*** RECORDS TO PROCESS

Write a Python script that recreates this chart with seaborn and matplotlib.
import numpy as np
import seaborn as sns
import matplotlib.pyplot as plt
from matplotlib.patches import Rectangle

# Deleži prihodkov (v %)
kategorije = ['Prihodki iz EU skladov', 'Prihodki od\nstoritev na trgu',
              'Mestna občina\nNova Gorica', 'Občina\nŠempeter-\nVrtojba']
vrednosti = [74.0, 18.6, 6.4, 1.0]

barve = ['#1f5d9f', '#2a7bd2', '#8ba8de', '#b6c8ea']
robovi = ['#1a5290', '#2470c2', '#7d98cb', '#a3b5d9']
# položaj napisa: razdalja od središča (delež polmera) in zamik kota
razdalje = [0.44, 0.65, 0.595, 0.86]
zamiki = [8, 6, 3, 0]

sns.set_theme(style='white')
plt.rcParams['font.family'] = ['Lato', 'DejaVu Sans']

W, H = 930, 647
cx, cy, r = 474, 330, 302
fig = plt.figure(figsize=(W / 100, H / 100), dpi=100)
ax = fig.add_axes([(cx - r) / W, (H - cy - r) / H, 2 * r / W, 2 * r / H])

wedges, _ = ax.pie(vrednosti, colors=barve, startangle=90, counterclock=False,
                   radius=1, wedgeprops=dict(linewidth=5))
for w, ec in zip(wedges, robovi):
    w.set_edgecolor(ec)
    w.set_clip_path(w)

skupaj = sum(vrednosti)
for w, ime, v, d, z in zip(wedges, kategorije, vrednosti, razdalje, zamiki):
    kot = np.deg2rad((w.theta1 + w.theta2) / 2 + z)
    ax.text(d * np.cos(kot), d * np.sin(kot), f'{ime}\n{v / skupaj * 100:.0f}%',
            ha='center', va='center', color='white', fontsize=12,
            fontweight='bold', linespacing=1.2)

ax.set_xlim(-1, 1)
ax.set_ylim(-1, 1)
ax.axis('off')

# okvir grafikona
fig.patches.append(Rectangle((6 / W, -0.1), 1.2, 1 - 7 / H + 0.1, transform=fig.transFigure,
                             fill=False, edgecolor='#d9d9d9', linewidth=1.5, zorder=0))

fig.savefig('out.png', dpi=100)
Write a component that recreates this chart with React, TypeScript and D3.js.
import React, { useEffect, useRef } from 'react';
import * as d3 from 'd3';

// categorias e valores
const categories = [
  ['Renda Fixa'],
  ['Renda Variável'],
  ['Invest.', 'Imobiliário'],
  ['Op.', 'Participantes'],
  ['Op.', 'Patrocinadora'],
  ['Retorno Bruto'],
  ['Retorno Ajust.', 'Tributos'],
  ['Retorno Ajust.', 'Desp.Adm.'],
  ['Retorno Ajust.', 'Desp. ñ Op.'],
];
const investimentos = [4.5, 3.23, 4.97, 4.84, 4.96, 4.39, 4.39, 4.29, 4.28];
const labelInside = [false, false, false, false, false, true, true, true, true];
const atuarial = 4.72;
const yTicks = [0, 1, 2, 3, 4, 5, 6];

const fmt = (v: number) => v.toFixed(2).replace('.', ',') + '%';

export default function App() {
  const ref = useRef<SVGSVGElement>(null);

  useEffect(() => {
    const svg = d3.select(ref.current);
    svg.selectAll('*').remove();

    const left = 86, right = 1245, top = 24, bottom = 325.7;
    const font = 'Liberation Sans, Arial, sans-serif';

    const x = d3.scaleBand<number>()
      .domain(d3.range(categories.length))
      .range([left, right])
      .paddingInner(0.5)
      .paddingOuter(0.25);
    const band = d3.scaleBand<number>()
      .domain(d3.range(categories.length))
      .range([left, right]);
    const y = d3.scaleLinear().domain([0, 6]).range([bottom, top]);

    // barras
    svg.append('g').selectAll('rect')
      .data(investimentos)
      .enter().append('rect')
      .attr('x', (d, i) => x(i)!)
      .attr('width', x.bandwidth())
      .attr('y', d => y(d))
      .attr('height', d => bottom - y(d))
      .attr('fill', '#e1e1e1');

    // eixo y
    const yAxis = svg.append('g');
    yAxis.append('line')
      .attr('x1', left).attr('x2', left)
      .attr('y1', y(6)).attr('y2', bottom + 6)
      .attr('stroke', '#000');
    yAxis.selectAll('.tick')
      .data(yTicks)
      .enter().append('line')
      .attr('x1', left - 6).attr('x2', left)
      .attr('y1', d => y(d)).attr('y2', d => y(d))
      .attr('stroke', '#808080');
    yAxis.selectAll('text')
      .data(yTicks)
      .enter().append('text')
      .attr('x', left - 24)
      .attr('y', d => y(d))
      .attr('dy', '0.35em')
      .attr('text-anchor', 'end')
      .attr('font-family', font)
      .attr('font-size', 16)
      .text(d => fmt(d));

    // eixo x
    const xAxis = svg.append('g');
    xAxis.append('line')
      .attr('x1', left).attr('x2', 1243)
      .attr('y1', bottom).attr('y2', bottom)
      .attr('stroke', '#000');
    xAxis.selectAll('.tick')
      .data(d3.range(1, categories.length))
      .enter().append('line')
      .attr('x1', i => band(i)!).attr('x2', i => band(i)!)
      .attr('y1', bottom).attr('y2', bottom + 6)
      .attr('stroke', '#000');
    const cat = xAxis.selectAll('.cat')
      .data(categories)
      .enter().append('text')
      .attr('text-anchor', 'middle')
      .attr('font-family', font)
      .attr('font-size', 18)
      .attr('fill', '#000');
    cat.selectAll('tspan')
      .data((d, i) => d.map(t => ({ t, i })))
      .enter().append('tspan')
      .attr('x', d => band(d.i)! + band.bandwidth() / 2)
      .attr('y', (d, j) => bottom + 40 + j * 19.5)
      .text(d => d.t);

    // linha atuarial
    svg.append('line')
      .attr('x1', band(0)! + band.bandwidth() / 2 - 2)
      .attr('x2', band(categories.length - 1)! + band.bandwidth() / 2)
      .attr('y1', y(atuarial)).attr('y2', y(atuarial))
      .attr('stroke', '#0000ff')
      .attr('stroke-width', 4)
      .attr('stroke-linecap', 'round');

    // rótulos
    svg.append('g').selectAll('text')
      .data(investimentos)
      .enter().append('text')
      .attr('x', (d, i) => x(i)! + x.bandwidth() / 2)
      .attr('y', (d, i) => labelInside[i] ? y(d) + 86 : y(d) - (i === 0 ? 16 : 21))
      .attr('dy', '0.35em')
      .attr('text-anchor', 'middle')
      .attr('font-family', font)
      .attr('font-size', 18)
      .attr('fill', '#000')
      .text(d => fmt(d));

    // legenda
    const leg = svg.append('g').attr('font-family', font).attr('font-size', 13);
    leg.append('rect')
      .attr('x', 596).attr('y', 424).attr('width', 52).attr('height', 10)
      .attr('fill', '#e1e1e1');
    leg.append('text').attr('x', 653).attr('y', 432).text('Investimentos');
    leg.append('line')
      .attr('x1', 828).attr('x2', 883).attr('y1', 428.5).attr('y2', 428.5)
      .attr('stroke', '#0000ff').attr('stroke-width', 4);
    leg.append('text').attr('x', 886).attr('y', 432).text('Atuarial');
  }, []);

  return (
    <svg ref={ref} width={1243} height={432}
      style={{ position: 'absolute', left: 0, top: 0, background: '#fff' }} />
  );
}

******

Show every line from the entries above in which the word "matplotlib" appears.

Write a Python script that recreates this chart with seaborn and matplotlib.
import matplotlib.pyplot as plt
from matplotlib.patches import Rectangle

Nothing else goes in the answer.